Start of DATA FOR THE TASK

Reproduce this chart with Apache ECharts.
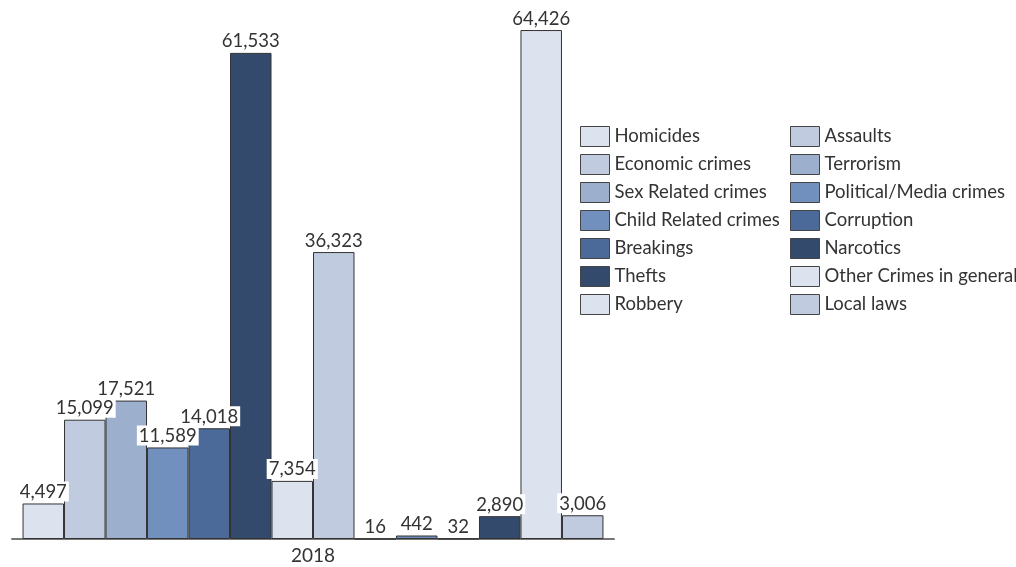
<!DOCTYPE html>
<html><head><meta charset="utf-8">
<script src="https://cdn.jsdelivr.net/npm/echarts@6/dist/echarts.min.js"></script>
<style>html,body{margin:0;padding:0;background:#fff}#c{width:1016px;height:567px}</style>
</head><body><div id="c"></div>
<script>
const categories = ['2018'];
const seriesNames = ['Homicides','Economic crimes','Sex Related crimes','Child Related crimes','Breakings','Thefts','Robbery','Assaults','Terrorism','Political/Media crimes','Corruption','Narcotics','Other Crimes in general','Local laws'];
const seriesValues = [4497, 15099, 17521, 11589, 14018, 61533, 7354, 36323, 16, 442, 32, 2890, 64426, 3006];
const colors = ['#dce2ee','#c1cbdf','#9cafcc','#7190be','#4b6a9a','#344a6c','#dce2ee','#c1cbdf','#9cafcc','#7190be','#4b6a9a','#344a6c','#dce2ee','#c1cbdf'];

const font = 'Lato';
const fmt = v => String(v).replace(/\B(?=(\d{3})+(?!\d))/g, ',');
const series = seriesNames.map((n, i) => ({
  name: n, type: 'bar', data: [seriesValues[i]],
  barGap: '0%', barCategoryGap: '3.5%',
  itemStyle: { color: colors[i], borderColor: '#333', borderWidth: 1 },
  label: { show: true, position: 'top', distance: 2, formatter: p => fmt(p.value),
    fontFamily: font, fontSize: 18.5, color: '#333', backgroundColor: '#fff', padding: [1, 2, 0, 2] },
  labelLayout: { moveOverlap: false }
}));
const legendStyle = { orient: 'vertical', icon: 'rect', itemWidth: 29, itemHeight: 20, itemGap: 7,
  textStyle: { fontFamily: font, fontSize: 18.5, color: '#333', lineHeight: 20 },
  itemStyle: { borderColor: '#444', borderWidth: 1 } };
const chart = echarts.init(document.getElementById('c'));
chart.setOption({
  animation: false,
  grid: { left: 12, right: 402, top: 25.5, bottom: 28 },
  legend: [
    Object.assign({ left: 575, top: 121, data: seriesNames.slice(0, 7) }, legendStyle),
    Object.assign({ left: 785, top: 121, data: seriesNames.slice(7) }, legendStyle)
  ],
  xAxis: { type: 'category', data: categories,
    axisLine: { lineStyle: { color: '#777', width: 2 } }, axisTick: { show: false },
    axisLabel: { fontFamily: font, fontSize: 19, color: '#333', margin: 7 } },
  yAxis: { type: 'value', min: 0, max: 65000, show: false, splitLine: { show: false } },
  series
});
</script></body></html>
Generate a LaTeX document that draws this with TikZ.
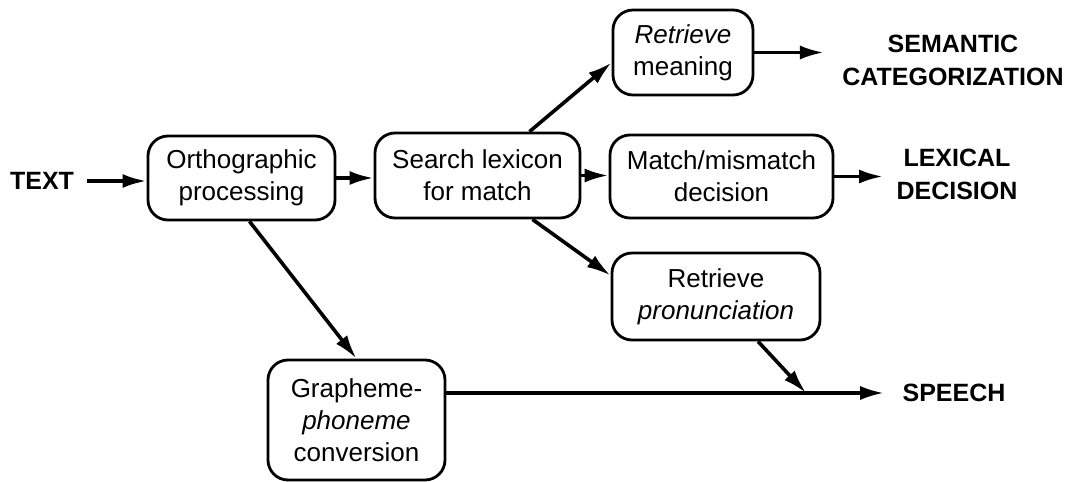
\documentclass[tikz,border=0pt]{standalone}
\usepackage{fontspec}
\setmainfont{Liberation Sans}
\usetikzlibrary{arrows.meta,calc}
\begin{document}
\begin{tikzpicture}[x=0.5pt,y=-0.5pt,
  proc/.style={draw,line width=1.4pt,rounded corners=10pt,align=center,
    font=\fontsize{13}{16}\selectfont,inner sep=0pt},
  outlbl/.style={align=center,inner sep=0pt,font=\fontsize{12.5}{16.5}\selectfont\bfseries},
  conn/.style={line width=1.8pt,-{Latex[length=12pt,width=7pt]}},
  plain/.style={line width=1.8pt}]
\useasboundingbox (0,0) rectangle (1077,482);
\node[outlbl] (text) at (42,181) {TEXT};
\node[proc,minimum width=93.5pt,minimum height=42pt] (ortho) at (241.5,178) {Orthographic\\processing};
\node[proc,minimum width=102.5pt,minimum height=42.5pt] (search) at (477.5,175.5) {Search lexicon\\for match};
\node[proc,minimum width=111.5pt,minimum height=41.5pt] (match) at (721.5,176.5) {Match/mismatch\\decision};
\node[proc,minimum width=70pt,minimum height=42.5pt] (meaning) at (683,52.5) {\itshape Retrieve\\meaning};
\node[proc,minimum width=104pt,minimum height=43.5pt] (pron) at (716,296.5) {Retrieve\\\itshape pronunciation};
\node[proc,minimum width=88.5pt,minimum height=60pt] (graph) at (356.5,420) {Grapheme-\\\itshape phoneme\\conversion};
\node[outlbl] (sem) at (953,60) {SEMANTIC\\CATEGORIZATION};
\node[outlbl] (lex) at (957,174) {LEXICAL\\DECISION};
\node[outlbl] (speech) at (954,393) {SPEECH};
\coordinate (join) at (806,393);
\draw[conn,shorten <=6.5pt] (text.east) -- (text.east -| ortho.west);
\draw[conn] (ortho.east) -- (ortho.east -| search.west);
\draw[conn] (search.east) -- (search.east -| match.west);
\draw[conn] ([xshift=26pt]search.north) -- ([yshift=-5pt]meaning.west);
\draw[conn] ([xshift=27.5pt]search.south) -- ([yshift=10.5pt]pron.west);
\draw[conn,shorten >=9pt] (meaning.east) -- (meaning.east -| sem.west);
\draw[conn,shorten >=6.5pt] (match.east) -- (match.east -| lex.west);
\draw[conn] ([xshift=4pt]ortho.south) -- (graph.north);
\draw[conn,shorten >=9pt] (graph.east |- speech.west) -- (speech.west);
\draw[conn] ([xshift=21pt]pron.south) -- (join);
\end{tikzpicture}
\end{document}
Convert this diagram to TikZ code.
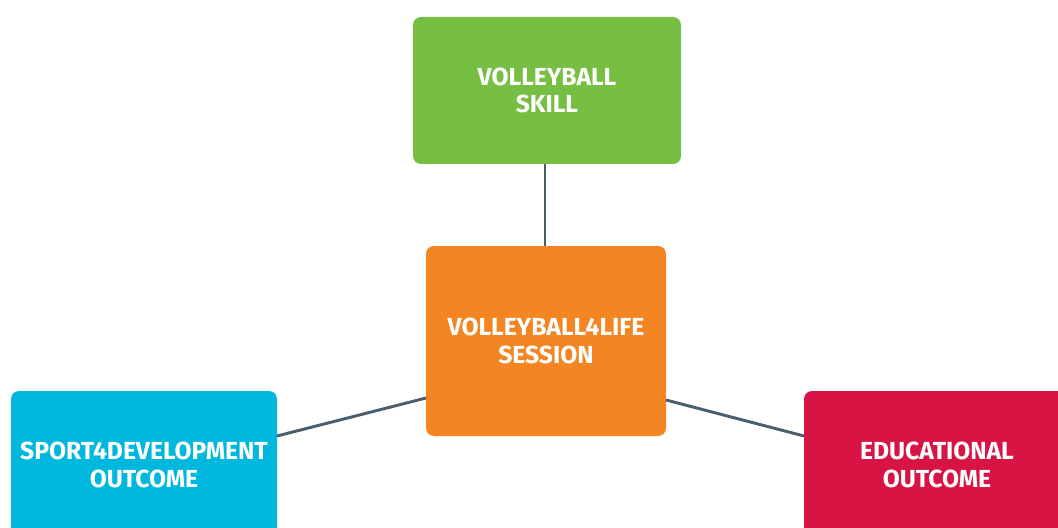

End of DATA FOR THE TASK

> _GIVEN PROBLEM_
Quote in full the listing given above; the images are to be left out.

> _THE SOLUTION_
Reproduce this chart with Apache ECharts.
<!DOCTYPE html>
<html><head><meta charset="utf-8">
<script src="https://cdn.jsdelivr.net/npm/echarts@6/dist/echarts.min.js"></script>
<style>html,body{margin:0;padding:0;background:#fff}#c{width:1016px;height:567px}</style>
</head><body><div id="c"></div>
<script>
const categories = ['2018'];
const seriesNames = ['Homicides','Economic crimes','Sex Related crimes','Child Related crimes','Breakings','Thefts','Robbery','Assaults','Terrorism','Political/Media crimes','Corruption','Narcotics','Other Crimes in general','Local laws'];
const seriesValues = [4497, 15099, 17521, 11589, 14018, 61533, 7354, 36323, 16, 442, 32, 2890, 64426, 3006];
const colors = ['#dce2ee','#c1cbdf','#9cafcc','#7190be','#4b6a9a','#344a6c','#dce2ee','#c1cbdf','#9cafcc','#7190be','#4b6a9a','#344a6c','#dce2ee','#c1cbdf'];

const font = 'Lato';
const fmt = v => String(v).replace(/\B(?=(\d{3})+(?!\d))/g, ',');
const series = seriesNames.map((n, i) => ({
  name: n, type: 'bar', data: [seriesValues[i]],
  barGap: '0%', barCategoryGap: '3.5%',
  itemStyle: { color: colors[i], borderColor: '#333', borderWidth: 1 },
  label: { show: true, position: 'top', distance: 2, formatter: p => fmt(p.value),
    fontFamily: font, fontSize: 18.5, color: '#333', backgroundColor: '#fff', padding: [1, 2, 0, 2] },
  labelLayout: { moveOverlap: false }
}));
const legendStyle = { orient: 'vertical', icon: 'rect', itemWidth: 29, itemHeight: 20, itemGap: 7,
  textStyle: { fontFamily: font, fontSize: 18.5, color: '#333', lineHeight: 20 },
  itemStyle: { borderColor: '#444', borderWidth: 1 } };
const chart = echarts.init(document.getElementById('c'));
chart.setOption({
  animation: false,
  grid: { left: 12, right: 402, top: 25.5, bottom: 28 },
  legend: [
    Object.assign({ left: 575, top: 121, data: seriesNames.slice(0, 7) }, legendStyle),
    Object.assign({ left: 785, top: 121, data: seriesNames.slice(7) }, legendStyle)
  ],
  xAxis: { type: 'category', data: categories,
    axisLine: { lineStyle: { color: '#777', width: 2 } }, axisTick: { show: false },
    axisLabel: { fontFamily: font, fontSize: 19, color: '#333', margin: 7 } },
  yAxis: { type: 'value', min: 0, max: 65000, show: false, splitLine: { show: false } },
  series
});
</script></body></html>
Generate a LaTeX document that draws this with TikZ.
\documentclass[tikz,border=0pt]{standalone}
\usepackage{fontspec}
\setmainfont{Liberation Sans}
\usetikzlibrary{arrows.meta,calc}
\begin{document}
\begin{tikzpicture}[x=0.5pt,y=-0.5pt,
  proc/.style={draw,line width=1.4pt,rounded corners=10pt,align=center,
    font=\fontsize{13}{16}\selectfont,inner sep=0pt},
  outlbl/.style={align=center,inner sep=0pt,font=\fontsize{12.5}{16.5}\selectfont\bfseries},
  conn/.style={line width=1.8pt,-{Latex[length=12pt,width=7pt]}},
  plain/.style={line width=1.8pt}]
\useasboundingbox (0,0) rectangle (1077,482);
\node[outlbl] (text) at (42,181) {TEXT};
\node[proc,minimum width=93.5pt,minimum height=42pt] (ortho) at (241.5,178) {Orthographic\\processing};
\node[proc,minimum width=102.5pt,minimum height=42.5pt] (search) at (477.5,175.5) {Search lexicon\\for match};
\node[proc,minimum width=111.5pt,minimum height=41.5pt] (match) at (721.5,176.5) {Match/mismatch\\decision};
\node[proc,minimum width=70pt,minimum height=42.5pt] (meaning) at (683,52.5) {\itshape Retrieve\\meaning};
\node[proc,minimum width=104pt,minimum height=43.5pt] (pron) at (716,296.5) {Retrieve\\\itshape pronunciation};
\node[proc,minimum width=88.5pt,minimum height=60pt] (graph) at (356.5,420) {Grapheme-\\\itshape phoneme\\conversion};
\node[outlbl] (sem) at (953,60) {SEMANTIC\\CATEGORIZATION};
\node[outlbl] (lex) at (957,174) {LEXICAL\\DECISION};
\node[outlbl] (speech) at (954,393) {SPEECH};
\coordinate (join) at (806,393);
\draw[conn,shorten <=6.5pt] (text.east) -- (text.east -| ortho.west);
\draw[conn] (ortho.east) -- (ortho.east -| search.west);
\draw[conn] (search.east) -- (search.east -| match.west);
\draw[conn] ([xshift=26pt]search.north) -- ([yshift=-5pt]meaning.west);
\draw[conn] ([xshift=27.5pt]search.south) -- ([yshift=10.5pt]pron.west);
\draw[conn,shorten >=9pt] (meaning.east) -- (meaning.east -| sem.west);
\draw[conn,shorten >=6.5pt] (match.east) -- (match.east -| lex.west);
\draw[conn] ([xshift=4pt]ortho.south) -- (graph.north);
\draw[conn,shorten >=9pt] (graph.east |- speech.west) -- (speech.west);
\draw[conn] ([xshift=21pt]pron.south) -- (join);
\end{tikzpicture}
\end{document}
Convert this diagram to TikZ code.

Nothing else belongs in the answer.